カラバッジョ

午後8時からのNHKハイビジョン特集「天才画家の肖像・カラバッジョ 無頼が生んだ聖なる美」、彼の生涯を辿りながら「聖マタイと天使」、「聖マタイの召命」、「聖マタイの殉教」、「パウロの改宗」、「キリストの埋葬」、「聖母の死」など作品の数々を堪能することができた。カラバッジョの絵は徹底した写実性、劇的な明暗対比、感情表現で知られる。彼自身の「絵は事物をあるがままに再現しなければならない」との言葉が裁判記録に残っている。驚いたのは「リュート弾き」の絵だった。机上の譜面の曲をリュートを弾きながら歌っている美少年の姿が描かれている。彼の絵の研究者はその譜面から曲名を推測し、劇中劇で演奏が再現された。

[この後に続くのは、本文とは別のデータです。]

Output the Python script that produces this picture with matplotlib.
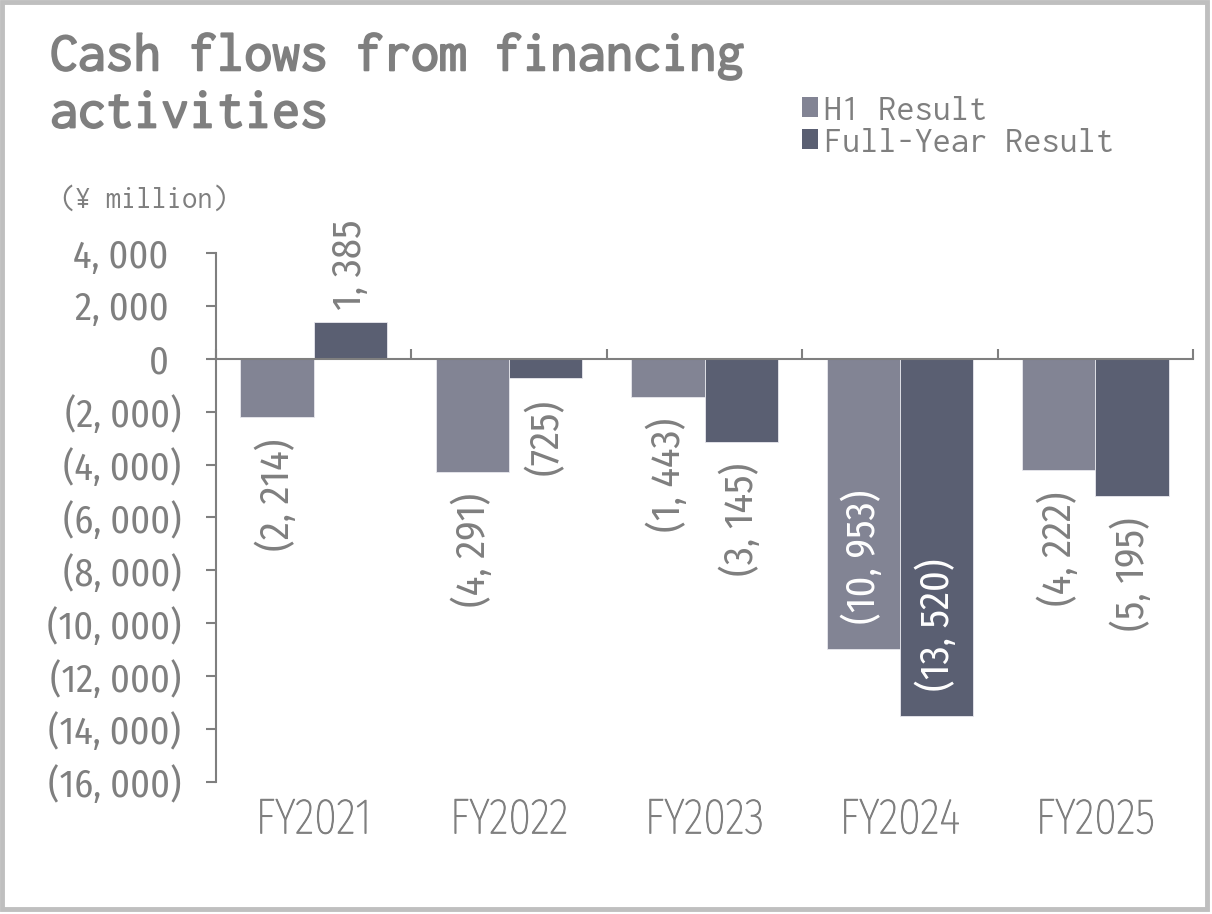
import matplotlib
matplotlib.use("Agg")
import matplotlib.pyplot as plt
from matplotlib import patheffects
from matplotlib.patches import Patch, Rectangle
from matplotlib.ticker import FuncFormatter, MultipleLocator, FixedLocator

# values in ¥ million
years = ["FY2021", "FY2022", "FY2023", "FY2024", "FY2025"]
h1_result = [-2214, -4291, -1443, -10953, -4222]
full_year = [1385, -725, -3145, -13520, -5195]
series_names = ["H1 Result", "Full-Year Result"]

H1_COLOR = "#828494"
FY_COLOR = "#5a5f72"
GRAY = "#7f7f7f"
NUM_FONT = ["Fira Sans Condensed", "DejaVu Sans"]
CAT_FONT = ["Fira Sans Extra Condensed", "DejaVu Sans"]
MONO_FONT = ["Inconsolata", "DejaVu Sans Mono"]


def fmt(v):
    s = f"{abs(v):,.0f}".replace(",", ", ")
    return f"({s})" if v < 0 else s


fig = plt.figure(figsize=(12.12, 9.14), dpi=100)
ax = fig.add_axes([216 / 1212, 1 - 782 / 914, (1193 - 216) / 1212, (782 - 253) / 914])

x = list(range(len(years)))
w = 0.375
bars_h1 = ax.bar([i - w / 2 for i in x], h1_result, width=w, color=H1_COLOR,
                 edgecolor="#e8e8ee", linewidth=0.6, zorder=2)
bars_fy = ax.bar([i + w / 2 for i in x], full_year, width=w, color=FY_COLOR,
                 edgecolor="#e8e8ee", linewidth=0.6, zorder=2)

ax.set_xlim(-0.5, len(years) - 0.5)
ax.set_ylim(-16000, 4000)

# y axis, positives get a little trailing room like the (..) ones
ax.yaxis.set_major_locator(MultipleLocator(2000))
ax.yaxis.set_major_formatter(FuncFormatter(lambda v, p: fmt(v) if v < 0 else fmt(v) + " \u200a"))
ax.tick_params(axis="y", direction="out", length=7, width=1.5, color=GRAY,
               labelcolor=GRAY, labelsize=27.5, pad=18)
for lbl in ax.get_yticklabels():
    lbl.set_family(NUM_FONT)

# x axis sits on zero, category dividers tick upward
ax.spines["bottom"].set_position(("data", 0))
ax.spines["top"].set_visible(False)
ax.spines["right"].set_visible(False)
for s in ("left", "bottom"):
    ax.spines[s].set_color(GRAY)
    ax.spines[s].set_linewidth(1.5)
ax.xaxis.set_major_locator(FixedLocator([i - 0.5 for i in range(len(years) + 1)]))
ax.tick_params(axis="x", direction="in", length=7, width=1.5, color=GRAY, labelbottom=False)

xt = ax.get_xaxis_transform()
for i, yr in enumerate(years):
    ax.text(i, -0.026, yr, transform=xt, ha="center", va="top", fontsize=36,
            color=GRAY, family=CAT_FONT, fontweight="light",
            path_effects=[patheffects.withStroke(linewidth=0.7, foreground=GRAY)])

# data labels
for bars, vals in ((bars_h1, h1_result), (bars_fy, full_year)):
    for b, v in zip(bars, vals):
        cx = b.get_x() + b.get_width() / 2
        kw = dict(textcoords="offset points", rotation=90, ha="center", fontsize=29,
                  family=NUM_FONT)
        if v >= 0:
            ax.annotate(fmt(v), (cx, v), xytext=(0, 9), va="bottom", color=GRAY, **kw)
        elif v < -8000:
            ax.annotate(fmt(v), (cx, v), xytext=(0, 18), va="bottom", color="white", **kw)
        else:
            ax.annotate(fmt(v), (cx, v), xytext=(0, -15), va="top", color=GRAY, **kw)

# title, unit, legend
fig.text(50 / 1212, 1 - 33 / 914, "Cash flows from financing\nactivities", ha="left", va="top",
         fontsize=40, color=GRAY, family=MONO_FONT, linespacing=1.3,
         path_effects=[patheffects.withStroke(linewidth=1.4, foreground=GRAY)])
fig.text(60 / 1212, 1 - 199 / 914, "(¥ million)", ha="left", va="center",
         fontsize=22, color=GRAY, family=MONO_FONT)

handles = [Patch(facecolor=H1_COLOR), Patch(facecolor=FY_COLOR)]
fig.legend(handles, series_names, loc="upper left", bbox_to_anchor=(784 / 1212, 1 - 78 / 914),
           frameon=False, labelcolor=GRAY, handlelength=0.45, handleheight=0.45,
           handletextpad=0.15, labelspacing=0.05, borderpad=0,
           prop={"family": MONO_FONT, "size": 26})

fig.patches.append(Rectangle((2 / 1212, 5 / 914), 1205 / 1212, 907 / 914, transform=fig.transFigure,
                             fill=False, edgecolor="#bfbfbf", linewidth=3.5))

fig.savefig("out.png", dpi=100, facecolor="white")
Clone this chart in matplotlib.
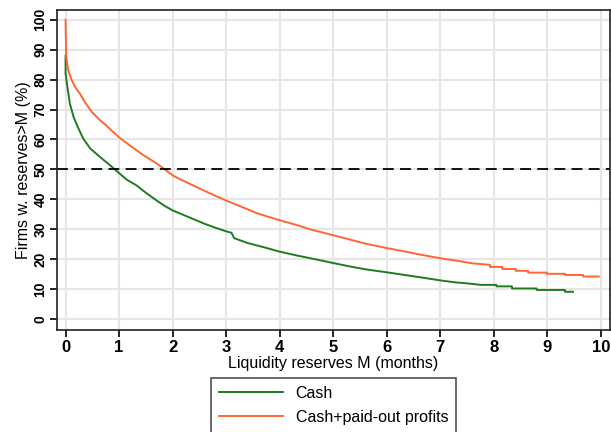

リュート弾きの指先、リュートの弦の微妙な間隔などから判断してカラバッジョは音楽の素養も相当なものだったらしい。少女と見違えるような美少年、カストラートという。電子辞書で引くと「中世イタリアで盛行した、男性去勢歌手、音域は広くほぼ女性の音域で、力強い響きを持つ、特にオペラ・アリアの男性主役として活躍」となっている。20世紀始めにローマ法王庁により禁止された。去勢と言えば中国の宦官が知られているが、映画などでは頭髪が抜けてノッペラボウな姿がほとんどなのでリュート弾きの美少年とのあまりの違いに驚いた。
この文章は実は「男はつらいよ 拝啓車寅次郎さま」を観ながら入力している。亡くなる2年前の平成6年の作品なので渥美さんの病やつれの冴えない顔色が痛々しい。彼は誰にも自宅の住所を教えず、ガンに罹っていることも誰にも言わなかった。